• _DATA SUPPLIED_:

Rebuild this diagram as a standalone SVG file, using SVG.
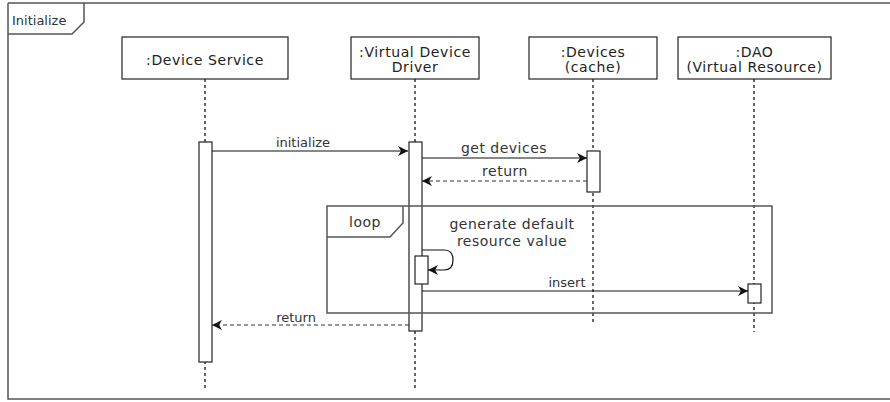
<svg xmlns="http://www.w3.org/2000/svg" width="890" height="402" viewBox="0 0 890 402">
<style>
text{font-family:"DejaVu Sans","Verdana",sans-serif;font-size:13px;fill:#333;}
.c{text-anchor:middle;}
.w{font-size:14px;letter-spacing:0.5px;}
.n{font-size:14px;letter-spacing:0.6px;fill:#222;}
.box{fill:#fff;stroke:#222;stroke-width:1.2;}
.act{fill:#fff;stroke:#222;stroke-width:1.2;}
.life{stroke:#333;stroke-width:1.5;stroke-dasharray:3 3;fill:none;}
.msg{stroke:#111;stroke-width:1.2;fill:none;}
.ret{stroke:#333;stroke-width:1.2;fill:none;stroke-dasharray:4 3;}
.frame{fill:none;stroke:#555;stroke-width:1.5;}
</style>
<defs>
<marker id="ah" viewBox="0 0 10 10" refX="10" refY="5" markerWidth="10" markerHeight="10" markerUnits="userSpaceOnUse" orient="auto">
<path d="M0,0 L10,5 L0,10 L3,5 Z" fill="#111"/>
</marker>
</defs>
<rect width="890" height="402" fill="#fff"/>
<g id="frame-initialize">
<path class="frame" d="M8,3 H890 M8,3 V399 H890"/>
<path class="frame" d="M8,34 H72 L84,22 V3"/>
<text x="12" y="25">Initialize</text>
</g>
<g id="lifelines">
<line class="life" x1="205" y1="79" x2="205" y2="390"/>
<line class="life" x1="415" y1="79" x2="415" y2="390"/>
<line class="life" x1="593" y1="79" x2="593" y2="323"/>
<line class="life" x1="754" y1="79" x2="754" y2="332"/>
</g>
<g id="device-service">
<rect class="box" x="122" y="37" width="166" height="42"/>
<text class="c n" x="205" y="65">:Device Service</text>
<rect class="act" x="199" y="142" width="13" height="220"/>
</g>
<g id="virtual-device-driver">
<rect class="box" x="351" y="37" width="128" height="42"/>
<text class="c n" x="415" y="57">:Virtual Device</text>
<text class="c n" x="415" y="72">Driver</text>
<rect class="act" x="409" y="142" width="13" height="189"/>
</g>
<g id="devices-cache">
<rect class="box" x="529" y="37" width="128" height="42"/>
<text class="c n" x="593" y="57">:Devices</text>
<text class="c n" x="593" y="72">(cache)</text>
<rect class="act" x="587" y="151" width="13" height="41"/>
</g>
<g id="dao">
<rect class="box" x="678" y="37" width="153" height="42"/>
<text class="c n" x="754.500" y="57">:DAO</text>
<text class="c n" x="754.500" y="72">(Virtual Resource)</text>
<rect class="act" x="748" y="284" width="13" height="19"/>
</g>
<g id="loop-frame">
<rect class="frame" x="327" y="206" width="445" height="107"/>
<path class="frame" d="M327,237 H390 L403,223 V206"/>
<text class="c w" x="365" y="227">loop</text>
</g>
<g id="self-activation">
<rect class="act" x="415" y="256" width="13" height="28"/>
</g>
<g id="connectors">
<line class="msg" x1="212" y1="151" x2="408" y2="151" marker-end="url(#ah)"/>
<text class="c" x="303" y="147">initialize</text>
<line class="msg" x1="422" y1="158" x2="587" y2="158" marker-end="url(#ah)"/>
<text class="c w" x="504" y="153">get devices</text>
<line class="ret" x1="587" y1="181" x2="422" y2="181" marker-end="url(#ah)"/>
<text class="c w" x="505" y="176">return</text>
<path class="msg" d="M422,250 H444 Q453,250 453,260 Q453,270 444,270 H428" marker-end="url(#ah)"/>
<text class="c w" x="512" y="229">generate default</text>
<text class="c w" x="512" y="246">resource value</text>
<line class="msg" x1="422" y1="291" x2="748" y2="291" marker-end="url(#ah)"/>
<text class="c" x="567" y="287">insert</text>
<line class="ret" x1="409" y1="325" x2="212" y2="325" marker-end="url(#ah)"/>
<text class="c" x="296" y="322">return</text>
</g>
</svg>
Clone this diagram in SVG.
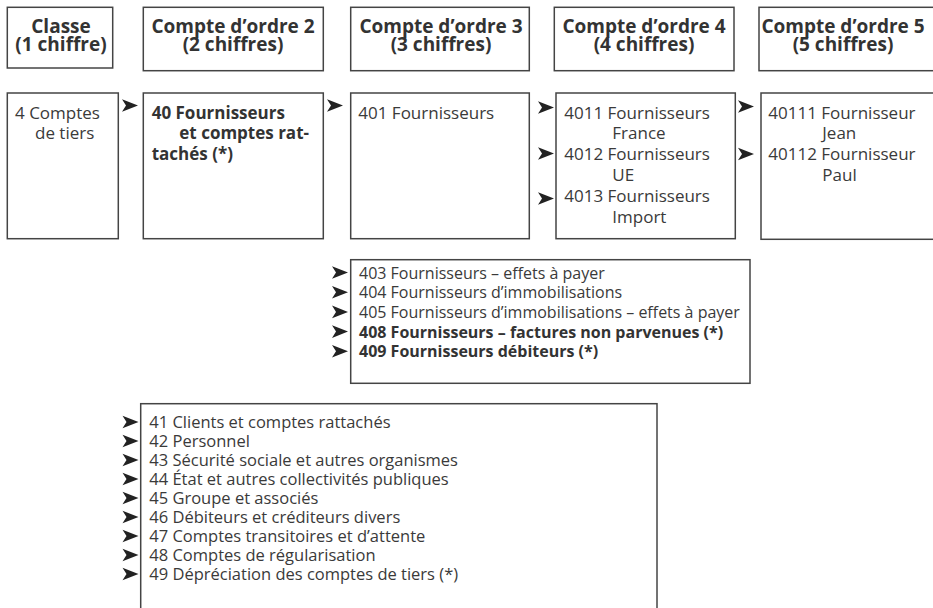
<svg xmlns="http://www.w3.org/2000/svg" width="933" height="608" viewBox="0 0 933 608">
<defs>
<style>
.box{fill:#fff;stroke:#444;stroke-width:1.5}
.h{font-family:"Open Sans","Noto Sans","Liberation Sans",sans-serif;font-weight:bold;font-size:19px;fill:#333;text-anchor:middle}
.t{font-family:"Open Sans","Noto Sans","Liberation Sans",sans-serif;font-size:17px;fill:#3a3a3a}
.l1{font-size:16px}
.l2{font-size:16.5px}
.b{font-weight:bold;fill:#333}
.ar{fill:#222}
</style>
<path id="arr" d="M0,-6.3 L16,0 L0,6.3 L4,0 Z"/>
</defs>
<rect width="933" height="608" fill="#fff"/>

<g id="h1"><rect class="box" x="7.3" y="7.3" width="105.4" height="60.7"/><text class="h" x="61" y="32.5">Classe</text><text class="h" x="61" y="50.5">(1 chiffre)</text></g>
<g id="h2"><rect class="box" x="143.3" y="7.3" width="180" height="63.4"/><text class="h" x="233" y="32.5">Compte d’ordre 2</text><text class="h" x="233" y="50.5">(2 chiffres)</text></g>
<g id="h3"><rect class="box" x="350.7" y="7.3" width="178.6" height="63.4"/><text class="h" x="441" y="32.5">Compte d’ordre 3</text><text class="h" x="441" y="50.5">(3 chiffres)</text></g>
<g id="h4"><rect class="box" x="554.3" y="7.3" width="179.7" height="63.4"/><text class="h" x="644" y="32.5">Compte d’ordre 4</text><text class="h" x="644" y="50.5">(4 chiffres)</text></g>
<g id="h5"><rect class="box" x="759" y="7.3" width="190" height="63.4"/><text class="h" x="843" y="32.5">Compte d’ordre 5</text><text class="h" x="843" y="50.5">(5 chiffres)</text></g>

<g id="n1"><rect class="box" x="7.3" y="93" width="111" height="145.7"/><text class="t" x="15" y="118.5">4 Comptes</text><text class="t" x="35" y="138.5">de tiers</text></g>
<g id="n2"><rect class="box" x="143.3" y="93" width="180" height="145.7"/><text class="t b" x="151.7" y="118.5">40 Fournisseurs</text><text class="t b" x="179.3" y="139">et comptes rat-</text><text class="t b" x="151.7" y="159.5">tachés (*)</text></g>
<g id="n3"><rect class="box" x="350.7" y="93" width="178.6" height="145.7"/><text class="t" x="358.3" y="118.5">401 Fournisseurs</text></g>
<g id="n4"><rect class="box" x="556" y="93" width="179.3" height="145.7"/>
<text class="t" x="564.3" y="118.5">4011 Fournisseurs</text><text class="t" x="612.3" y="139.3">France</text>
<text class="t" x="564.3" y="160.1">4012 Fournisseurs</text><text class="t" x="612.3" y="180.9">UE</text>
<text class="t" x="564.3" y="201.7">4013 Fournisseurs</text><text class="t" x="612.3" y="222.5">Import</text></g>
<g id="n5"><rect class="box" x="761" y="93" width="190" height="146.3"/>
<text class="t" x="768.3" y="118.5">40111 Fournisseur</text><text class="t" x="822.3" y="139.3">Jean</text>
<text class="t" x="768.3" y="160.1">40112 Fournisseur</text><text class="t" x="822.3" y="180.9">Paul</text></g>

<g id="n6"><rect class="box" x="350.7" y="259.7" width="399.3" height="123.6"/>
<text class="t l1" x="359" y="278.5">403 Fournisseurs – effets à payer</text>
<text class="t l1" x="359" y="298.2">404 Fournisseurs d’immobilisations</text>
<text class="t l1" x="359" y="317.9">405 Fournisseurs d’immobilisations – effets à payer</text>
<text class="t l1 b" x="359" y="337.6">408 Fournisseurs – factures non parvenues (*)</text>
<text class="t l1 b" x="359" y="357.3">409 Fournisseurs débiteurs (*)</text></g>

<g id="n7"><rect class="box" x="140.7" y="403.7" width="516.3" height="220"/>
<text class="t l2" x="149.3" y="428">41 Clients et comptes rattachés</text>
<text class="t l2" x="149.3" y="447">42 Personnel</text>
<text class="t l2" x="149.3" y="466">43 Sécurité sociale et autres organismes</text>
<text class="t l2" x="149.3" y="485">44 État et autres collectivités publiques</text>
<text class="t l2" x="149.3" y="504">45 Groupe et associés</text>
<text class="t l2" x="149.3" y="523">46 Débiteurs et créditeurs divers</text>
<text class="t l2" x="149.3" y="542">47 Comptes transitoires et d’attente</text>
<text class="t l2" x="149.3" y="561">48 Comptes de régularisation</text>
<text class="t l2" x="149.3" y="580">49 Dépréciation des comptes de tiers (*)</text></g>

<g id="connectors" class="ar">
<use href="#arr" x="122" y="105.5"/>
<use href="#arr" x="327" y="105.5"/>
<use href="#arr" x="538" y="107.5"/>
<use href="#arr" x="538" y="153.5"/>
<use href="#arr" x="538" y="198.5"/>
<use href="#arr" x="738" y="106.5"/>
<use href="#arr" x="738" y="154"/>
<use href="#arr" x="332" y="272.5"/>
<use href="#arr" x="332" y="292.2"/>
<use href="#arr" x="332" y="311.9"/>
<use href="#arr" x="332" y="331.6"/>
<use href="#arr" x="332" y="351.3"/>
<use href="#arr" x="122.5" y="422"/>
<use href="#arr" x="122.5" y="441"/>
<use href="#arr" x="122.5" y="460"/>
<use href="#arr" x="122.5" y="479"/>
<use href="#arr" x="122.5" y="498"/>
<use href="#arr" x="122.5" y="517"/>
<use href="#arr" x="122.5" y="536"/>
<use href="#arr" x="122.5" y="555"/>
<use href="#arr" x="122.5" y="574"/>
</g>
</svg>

* * *

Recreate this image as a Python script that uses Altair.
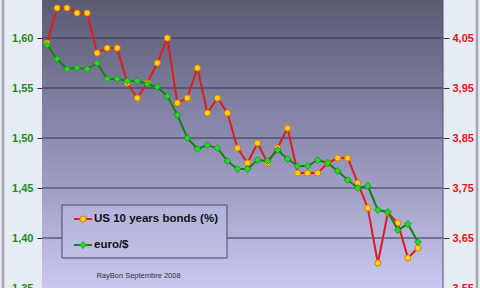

• _TASK_:
Scan the records above for the string "diagram", then report every line that contains it.

• _RESULT_:
Rebuild this diagram as a standalone SVG file, using SVG.
Clone this diagram in SVG.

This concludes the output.